Pruning – removal of above ground growth, in addition to shaping the plants, can significantly reduce the water needs of the plants. Pruning should be done back to branch junctions to avoid encouraging further branching and soft new growth.
Mulching – a layer of coarse mulch (only needs to be 3-4cm thick) can also help to reduce water loss, and by shading the soil it also keeps soil temperatures down and protects the surface roots. Further benefits like keeping weeds down, makes this a “no brainer”. Any pruning done earlier can be chipped & converted into mulch to make for a double water saving benefit.
Plant Groupings – where possible plants with similar water requirements should be grouped together, as well as being better for the plants (i.e. not mixing dry zone plants with rainforest plants), it can help to save water by ensuring that each grouping gets only the water that is needed.

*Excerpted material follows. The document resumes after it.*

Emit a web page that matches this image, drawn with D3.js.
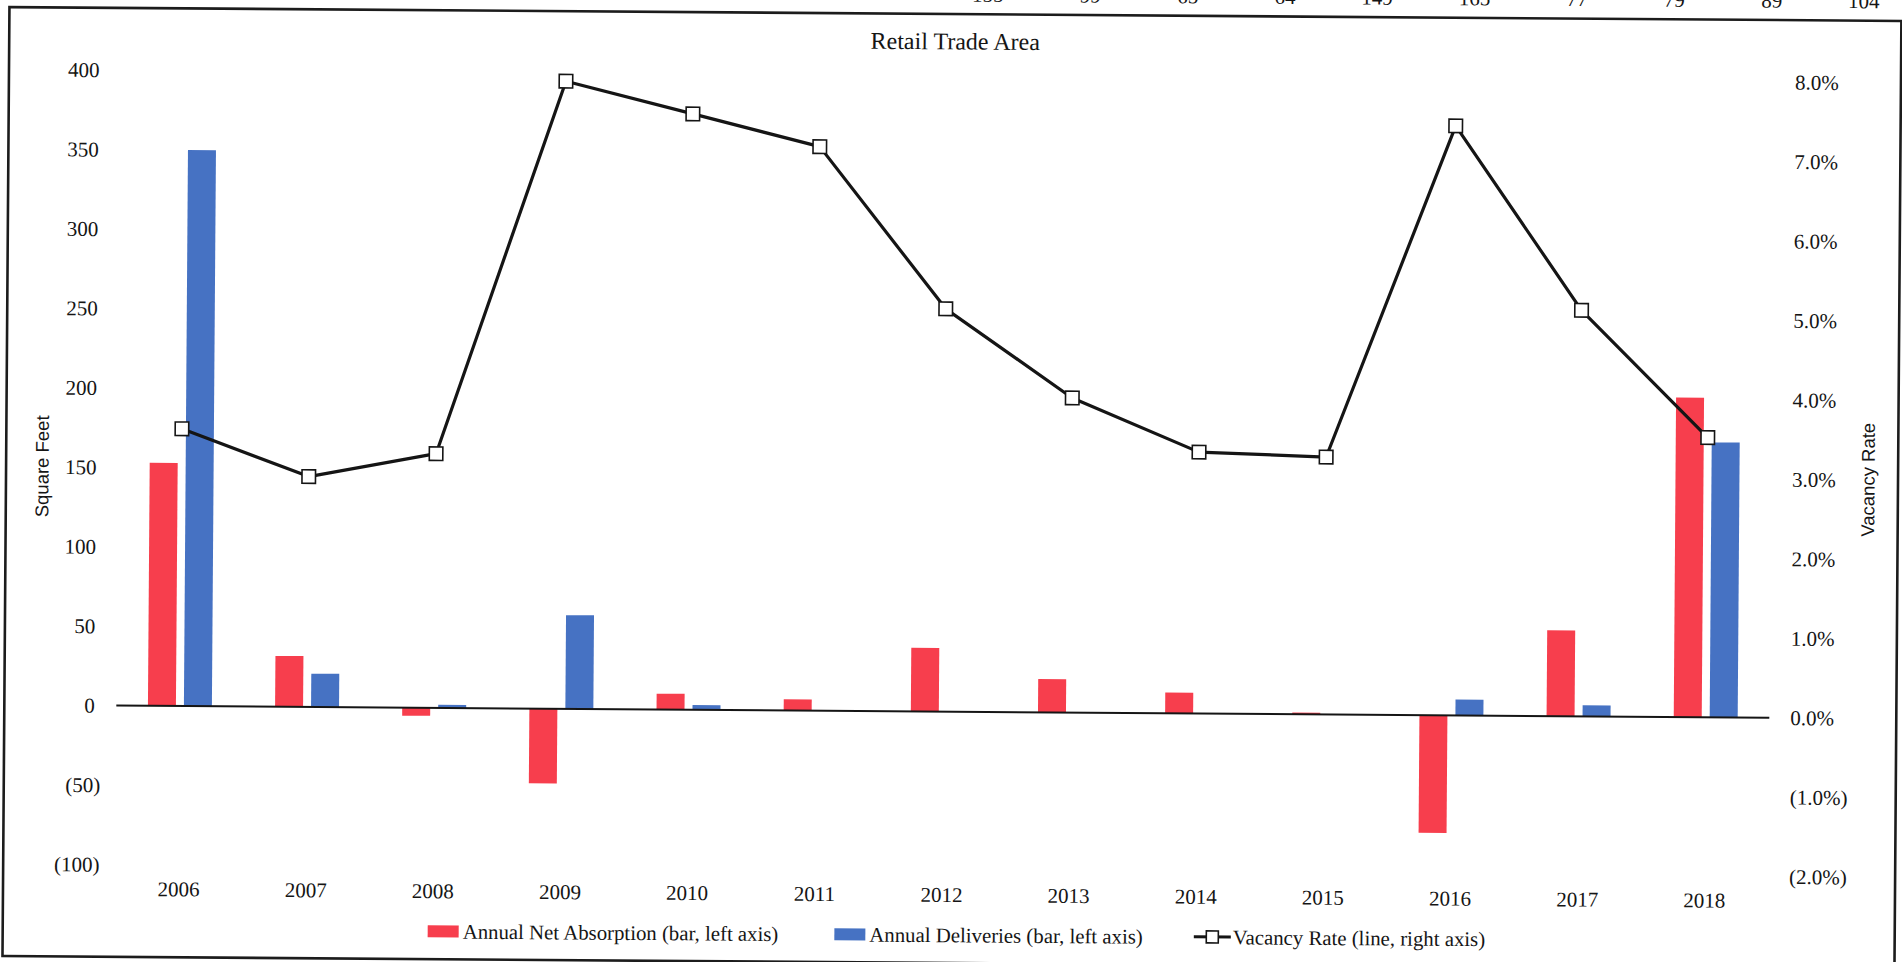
<!DOCTYPE html>
<html>
<head>
<meta charset="utf-8">
<script src="https://cdn.jsdelivr.net/npm/d3@7"></script>
<style>
  html, body { margin: 0; padding: 0; background: #fff; overflow: hidden; }
  svg { display: block; }
</style>
</head>
<body>
<svg id="chart" width="1902" height="962"></svg>
<script>
// Retail trade area: annual absorption / deliveries (sq ft, thousands) and vacancy rate (%)
const years = ["2006", "2007", "2008", "2009", "2010", "2011", "2012",
               "2013", "2014", "2015", "2016", "2017", "2018"];
const netAbsorption = [153, 32, -5, -47, 10, 7, 40, 21, 13, 1, -74, 54, 201];
const deliveries    = [350, 21, 2, 59, 3, 0, 0, 0, 0, 0, 10, 7, 173];
const vacancyRate   = [3.49, 2.90, 3.20, 7.90, 7.50, 7.10, 5.07, 3.96, 3.29, 3.24, 7.42, 5.11, 3.52];
const leftTicks  = [-100, -50, 0, 50, 100, 150, 200, 250, 300, 350, 400];
const rightTicks = [-2, -1, 0, 1, 2, 3, 4, 5, 6, 7, 8];
// last row of the table printed above the chart (only its lower edge shows)
const tableRow = [155, 99, 65, 64, 149, 165, 77, 79, 89, 104];

const legendItems = [
  { key: "abs", label: "Annual Net Absorption (bar, left axis)", gapAfter: 56 },
  { key: "del", label: "Annual Deliveries (bar, left axis)", gapAfter: 51 },
  { key: "vac", label: "Vacancy Rate (line, right axis)", gapAfter: 0 }
];

const W = 1902, H = 962;
const RED = "#F73E4D", BLUE = "#4672C3", INK = "#151515";
const SERIF = "'Liberation Serif', 'Times New Roman', serif";
const SANS = "'Liberation Sans', Arial, sans-serif";
const LABEL_SIZE = 21;

const svg = d3.select("#chart");
svg.append("rect").attr("width", W).attr("height", H).attr("fill", "#fff");

// the printed page sits slightly skewed
const page = svg.append("g").attr("transform", "rotate(0.42 951 481)");

// fragments of the table row above the frame
const tableX = d3.scaleLinear().domain([0, tableRow.length - 1]).range([1000, 1876]);
page.append("g")
  .selectAll("text")
  .data(tableRow)
  .join("text")
  .attr("x", (d, i) => tableX(i))
  .attr("y", 1.5)
  .attr("text-anchor", "end")
  .attr("font-family", SERIF)
  .attr("font-size", LABEL_SIZE)
  .attr("fill", INK)
  .text(d => d);

// outer frame
page.append("rect")
  .attr("x", 6).attr("y", 14)
  .attr("width", 1892).attr("height", 949)
  .attr("fill", "none")
  .attr("stroke", "#1c1c1c")
  .attr("stroke-width", 2.6);

const plotLeft = 118, plotRight = 1771, plotTop = 76.1, plotBottom = 870.6;

const x = d3.scaleBand()
  .domain(years)
  .range([plotLeft, plotRight])
  .paddingInner(0.497)
  .paddingOuter(0.2485);
const xs = d3.scaleBand()
  .domain(["abs", "del"])
  .range([0, x.bandwidth()])
  .paddingInner(0.222);
const y = d3.scaleLinear().domain([-100, 400]).range([plotBottom, plotTop]);
const y2 = d3.scaleLinear().domain([-2, 8]).range([plotBottom, plotTop]);

// title
page.append("text")
  .attr("x", 952).attr("y", 41)
  .attr("dy", "0.35em")
  .attr("text-anchor", "middle")
  .attr("font-family", SERIF)
  .attr("font-size", 24)
  .attr("fill", INK)
  .text("Retail Trade Area");

// bars
const barGroups = page.append("g")
  .selectAll("g")
  .data(years)
  .join("g")
  .attr("transform", d => `translate(${x(d)},0)`);

barGroups.append("rect")
  .attr("x", xs("abs"))
  .attr("width", xs.bandwidth())
  .attr("y", (d, i) => y(Math.max(0, netAbsorption[i])))
  .attr("height", (d, i) => Math.abs(y(netAbsorption[i]) - y(0)))
  .attr("fill", RED);

barGroups.append("rect")
  .attr("x", xs("del"))
  .attr("width", xs.bandwidth())
  .attr("y", (d, i) => y(Math.max(0, deliveries[i])))
  .attr("height", (d, i) => Math.abs(y(deliveries[i]) - y(0)))
  .attr("fill", BLUE);

// zero baseline
page.append("line")
  .attr("x1", plotLeft).attr("x2", plotRight)
  .attr("y1", y(0)).attr("y2", y(0))
  .attr("stroke", INK)
  .attr("stroke-width", 2);

// left axis
const leftAxis = page.append("g")
  .attr("transform", `translate(${plotLeft},0)`)
  .call(d3.axisLeft(y)
    .tickValues(leftTicks)
    .tickSize(0)
    .tickPadding(15.5)
    .tickFormat(v => v < 0 ? `(${Math.abs(v)})` : `${v}`));
leftAxis.select(".domain").remove();
leftAxis.selectAll("text")
  .attr("font-family", SERIF)
  .attr("font-size", LABEL_SIZE)
  .attr("fill", INK)
  .attr("dx", v => v < 0 ? 0 : -6);

// right axis
const rightAxis = page.append("g")
  .attr("transform", `translate(${plotRight},0)`)
  .call(d3.axisRight(y2)
    .tickValues(rightTicks)
    .tickSize(0)
    .tickPadding(21)
    .tickFormat(v => v < 0 ? `(${Math.abs(v).toFixed(1)}%)` : `${v.toFixed(1)}%`));
rightAxis.select(".domain").remove();
rightAxis.selectAll("text")
  .attr("font-family", SERIF)
  .attr("font-size", LABEL_SIZE)
  .attr("fill", INK);

// category labels
const xAxis = page.append("g")
  .attr("transform", `translate(0,${plotBottom})`)
  .call(d3.axisBottom(x).tickSize(0).tickPadding(0));
xAxis.select(".domain").remove();
xAxis.selectAll("text")
  .attr("y", 24)
  .attr("dy", "0.35em")
  .attr("font-family", SERIF)
  .attr("font-size", LABEL_SIZE)
  .attr("fill", INK);

// vacancy rate line
const cx = (d, i) => x(years[i]) + x.bandwidth() / 2;
page.append("path")
  .datum(vacancyRate)
  .attr("d", d3.line().x(cx).y(d => y2(d)))
  .attr("fill", "none")
  .attr("stroke", INK)
  .attr("stroke-width", 3.2)
  .attr("stroke-linejoin", "round");

const mk = 13.5;
page.append("g")
  .selectAll("rect")
  .data(vacancyRate)
  .join("rect")
  .attr("x", (d, i) => cx(d, i) - mk / 2)
  .attr("y", d => y2(d) - mk / 2)
  .attr("width", mk).attr("height", mk)
  .attr("fill", "#fff")
  .attr("stroke", INK)
  .attr("stroke-width", 1.6);

// axis titles
page.append("text")
  .attr("transform", "translate(42,473) rotate(-90)")
  .attr("dy", "0.35em")
  .attr("text-anchor", "middle")
  .attr("font-family", SANS)
  .attr("font-size", 18.5)
  .attr("fill", INK)
  .text("Square Feet");

page.append("text")
  .attr("transform", "translate(1868,473) rotate(-90)")
  .attr("dy", "0.35em")
  .attr("text-anchor", "middle")
  .attr("font-family", SANS)
  .attr("font-size", 18.5)
  .attr("fill", INK)
  .text("Vacancy Rate");

// legend
const legend = page.append("g").attr("transform", "translate(0,935)");
let lx = 431;
legendItems.forEach(item => {
  const g = legend.append("g").attr("transform", `translate(${lx},0)`);
  if (item.key === "vac") {
    g.append("line").attr("x1", 0).attr("x2", 37).attr("y1", 0).attr("y2", 0)
      .attr("stroke", INK).attr("stroke-width", 3);
    g.append("rect").attr("x", 18.5 - 6).attr("y", -6).attr("width", 12).attr("height", 12)
      .attr("fill", "#fff").attr("stroke", INK).attr("stroke-width", 1.6);
  } else {
    g.append("rect").attr("x", 0).attr("y", -6).attr("width", 31).attr("height", 12)
      .attr("fill", item.key === "abs" ? RED : BLUE);
  }
  const tx = item.key === "vac" ? 39 : 35;
  const t = g.append("text")
    .attr("x", tx).attr("y", 0)
    .attr("dy", "0.35em")
    .attr("font-family", SERIF)
    .attr("font-size", 20.8)
    .attr("fill", INK)
    .text(item.label);
  lx += tx + t.node().getComputedTextLength() + item.gapAfter;
});
</script>
</body>
</html>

Watering Patterns – rather than frequent shallow watering, you should aim to reduce the frequency of watering (particularly with established plants), but make each watering longer and deeper. This will encourage deeper root growth as the plants seek water from further down.
Improving the Soil – the soil itself can be improved so that it both allows for greater water penetration and water holding capacity. If you have a clay based soil, the addition of Gypsum can help to improve the structure of the soil and this will allow greater water penetration. The other thing that improves all soil types (clay & sandy) is the addition of organic matter. This can both help with the soil structure and the water holding capacity of the soil.
Soil Wetting Agents – these help to break down the waxy hydrophobic coatings that can form around the soil particles. As such they help with water holding and ensure a more even distribution of water in the soil profile.
Smart Watering Systems – a good watering system (drippers & sprinklers) can help save time (and often water) when trying to keep a garden going when it is dry. Any existing systems should also be given a check out to ensure proper coverage and that there are no leaks and it is operating as expected. Some of the new smart timers include flow meters to measure usage and apps that can shut off the watering if rain is predicted. If on clay or loamy soils, then droppers are best in the garden, for sand you may need sprinklers – check for the high efficiency ones with adjustable coverage arcs.
Shade – areas of the garden that are in the shade for the hotter parts of the day will not dry out as much as areas that are more exposed. This can be taken advantage of when planting to keep the less drought tolerant plants in these areas.
When to Plant – Generally the best time to plant in our region is in Autumn – Winter. This allows the plants time to establish before the hot dry summer hits, and the cooler temperatures and more reliable autumn rains make watering for establishment easier.